Right to ask questions
Shareholders have the right to ask questions in writing to the directors and/or the auditor prior to the general meeting. These questions can be asked prior to the general meeting by email to [email protected] or by mail marked for the attention of Celyad, Mr Patrick Jeanmart, CFO, rue Edouard Belin 12, B-1435 Mont-Saint-Guibert.
These questions must be received on 30 October 2015 at 17:00 (CET) at the latest.
Further information in relation to the abovementioned rights and the modalities for exercising them are available on the company's website (www.celyad.com).
Proxies
Any shareholder may be represented at the general meeting by a proxy holder.
Shareholders wishing to be represented must designate their proxy holder by using the proxy form prepared by the board of directors. The proxy form can also be obtained on the company's website (www.celyad.com), at the company's registered office or by email to [email protected].
The hard-copy original form must be received by the company on 30 October 2015 at 17:00 (CET) at the latest.
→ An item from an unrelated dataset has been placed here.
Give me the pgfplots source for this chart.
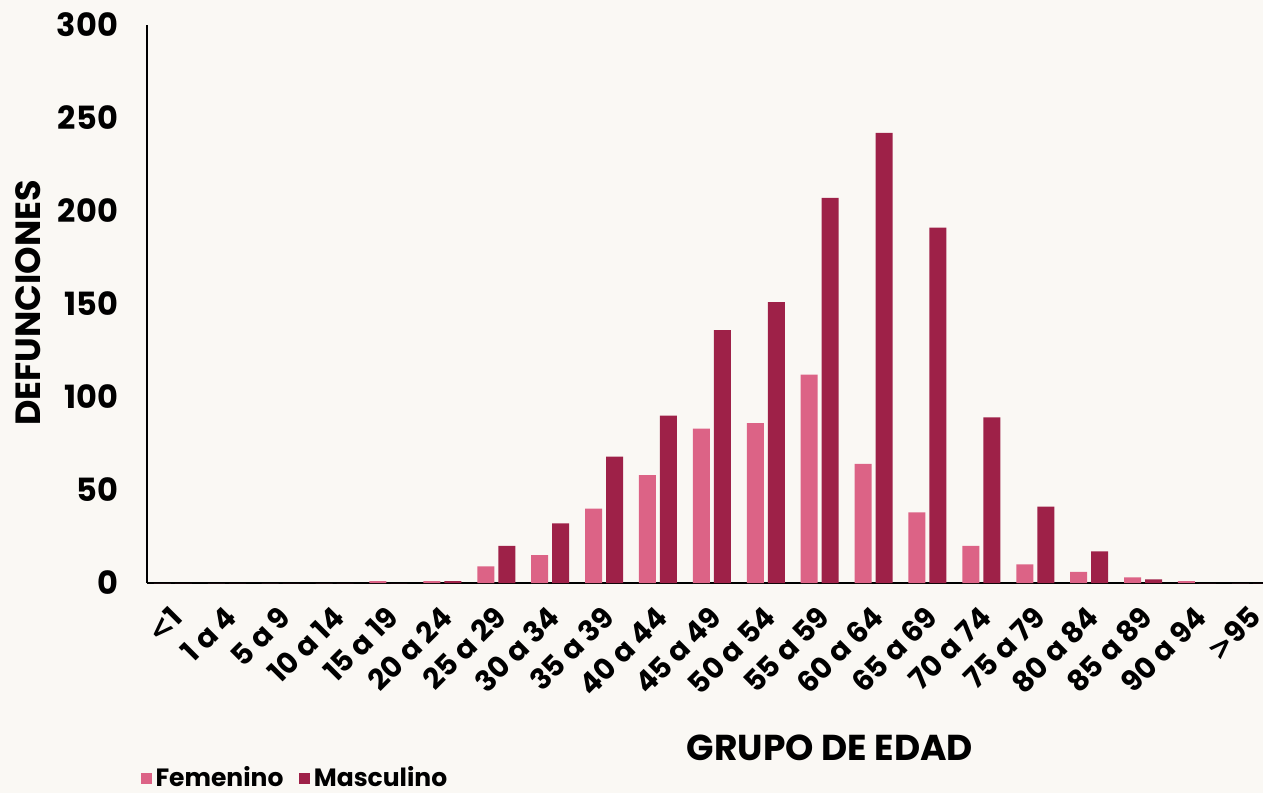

This form may be communicated to the company by email to [email protected] or by mail marked for the attention of Celyad, Mr Patrick Jeanmart, CFO, rue Edouard Belin 12, B-1435 Mont-Saint-Guibert, provided that in the last case, the communication is signed by electronic signature, in accordance with applicable Belgian law.
Shareholders wishing to be represented must comply with the registration and confirmation procedure set out above. Shareholders are invited to follow the instructions set out in the proxy form in order to be validly represented at the general meeting.